The listing below should be copied in full, word for word.
START
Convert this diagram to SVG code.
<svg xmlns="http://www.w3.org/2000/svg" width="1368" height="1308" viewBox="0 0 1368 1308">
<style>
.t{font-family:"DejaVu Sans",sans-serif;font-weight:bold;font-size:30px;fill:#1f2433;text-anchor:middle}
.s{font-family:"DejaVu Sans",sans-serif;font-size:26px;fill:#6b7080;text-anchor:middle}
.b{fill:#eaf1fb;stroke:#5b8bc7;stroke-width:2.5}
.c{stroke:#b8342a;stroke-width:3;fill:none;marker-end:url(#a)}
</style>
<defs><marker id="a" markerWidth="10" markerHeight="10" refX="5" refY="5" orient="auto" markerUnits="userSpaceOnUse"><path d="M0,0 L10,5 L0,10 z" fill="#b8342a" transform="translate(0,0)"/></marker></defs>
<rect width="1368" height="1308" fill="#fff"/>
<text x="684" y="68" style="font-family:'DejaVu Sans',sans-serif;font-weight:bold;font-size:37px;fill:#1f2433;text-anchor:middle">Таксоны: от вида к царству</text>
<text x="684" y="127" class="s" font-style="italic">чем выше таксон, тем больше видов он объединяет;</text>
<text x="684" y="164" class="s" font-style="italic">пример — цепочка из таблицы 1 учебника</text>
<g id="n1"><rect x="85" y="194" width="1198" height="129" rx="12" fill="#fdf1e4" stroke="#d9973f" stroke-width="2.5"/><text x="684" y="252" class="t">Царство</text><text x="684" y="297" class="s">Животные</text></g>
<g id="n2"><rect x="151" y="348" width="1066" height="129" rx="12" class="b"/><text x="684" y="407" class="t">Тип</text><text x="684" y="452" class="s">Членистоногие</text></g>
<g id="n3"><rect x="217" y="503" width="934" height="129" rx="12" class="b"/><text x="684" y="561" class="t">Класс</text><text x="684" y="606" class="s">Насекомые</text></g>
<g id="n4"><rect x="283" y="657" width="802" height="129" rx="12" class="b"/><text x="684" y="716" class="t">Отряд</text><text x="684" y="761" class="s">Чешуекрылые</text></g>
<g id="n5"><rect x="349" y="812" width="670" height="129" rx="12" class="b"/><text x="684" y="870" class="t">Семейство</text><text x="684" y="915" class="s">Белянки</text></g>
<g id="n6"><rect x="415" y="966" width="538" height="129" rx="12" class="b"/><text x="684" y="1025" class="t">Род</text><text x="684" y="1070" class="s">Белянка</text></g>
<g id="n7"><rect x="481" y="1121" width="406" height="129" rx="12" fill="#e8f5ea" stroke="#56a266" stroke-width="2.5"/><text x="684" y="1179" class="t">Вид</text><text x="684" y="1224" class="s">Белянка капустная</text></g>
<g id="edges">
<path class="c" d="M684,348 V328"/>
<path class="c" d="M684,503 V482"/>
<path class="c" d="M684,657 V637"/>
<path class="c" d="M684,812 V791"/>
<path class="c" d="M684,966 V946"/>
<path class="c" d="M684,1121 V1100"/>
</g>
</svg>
END
▶ [The result]
Convert this diagram to SVG code.
<svg xmlns="http://www.w3.org/2000/svg" width="1368" height="1308" viewBox="0 0 1368 1308">
<style>
.t{font-family:"DejaVu Sans",sans-serif;font-weight:bold;font-size:30px;fill:#1f2433;text-anchor:middle}
.s{font-family:"DejaVu Sans",sans-serif;font-size:26px;fill:#6b7080;text-anchor:middle}
.b{fill:#eaf1fb;stroke:#5b8bc7;stroke-width:2.5}
.c{stroke:#b8342a;stroke-width:3;fill:none;marker-end:url(#a)}
</style>
<defs><marker id="a" markerWidth="10" markerHeight="10" refX="5" refY="5" orient="auto" markerUnits="userSpaceOnUse"><path d="M0,0 L10,5 L0,10 z" fill="#b8342a" transform="translate(0,0)"/></marker></defs>
<rect width="1368" height="1308" fill="#fff"/>
<text x="684" y="68" style="font-family:'DejaVu Sans',sans-serif;font-weight:bold;font-size:37px;fill:#1f2433;text-anchor:middle">Таксоны: от вида к царству</text>
<text x="684" y="127" class="s" font-style="italic">чем выше таксон, тем больше видов он объединяет;</text>
<text x="684" y="164" class="s" font-style="italic">пример — цепочка из таблицы 1 учебника</text>
<g id="n1"><rect x="85" y="194" width="1198" height="129" rx="12" fill="#fdf1e4" stroke="#d9973f" stroke-width="2.5"/><text x="684" y="252" class="t">Царство</text><text x="684" y="297" class="s">Животные</text></g>
<g id="n2"><rect x="151" y="348" width="1066" height="129" rx="12" class="b"/><text x="684" y="407" class="t">Тип</text><text x="684" y="452" class="s">Членистоногие</text></g>
<g id="n3"><rect x="217" y="503" width="934" height="129" rx="12" class="b"/><text x="684" y="561" class="t">Класс</text><text x="684" y="606" class="s">Насекомые</text></g>
<g id="n4"><rect x="283" y="657" width="802" height="129" rx="12" class="b"/><text x="684" y="716" class="t">Отряд</text><text x="684" y="761" class="s">Чешуекрылые</text></g>
<g id="n5"><rect x="349" y="812" width="670" height="129" rx="12" class="b"/><text x="684" y="870" class="t">Семейство</text><text x="684" y="915" class="s">Белянки</text></g>
<g id="n6"><rect x="415" y="966" width="538" height="129" rx="12" class="b"/><text x="684" y="1025" class="t">Род</text><text x="684" y="1070" class="s">Белянка</text></g>
<g id="n7"><rect x="481" y="1121" width="406" height="129" rx="12" fill="#e8f5ea" stroke="#56a266" stroke-width="2.5"/><text x="684" y="1179" class="t">Вид</text><text x="684" y="1224" class="s">Белянка капустная</text></g>
<g id="edges">
<path class="c" d="M684,348 V328"/>
<path class="c" d="M684,503 V482"/>
<path class="c" d="M684,657 V637"/>
<path class="c" d="M684,812 V791"/>
<path class="c" d="M684,966 V946"/>
<path class="c" d="M684,1121 V1100"/>
</g>
</svg>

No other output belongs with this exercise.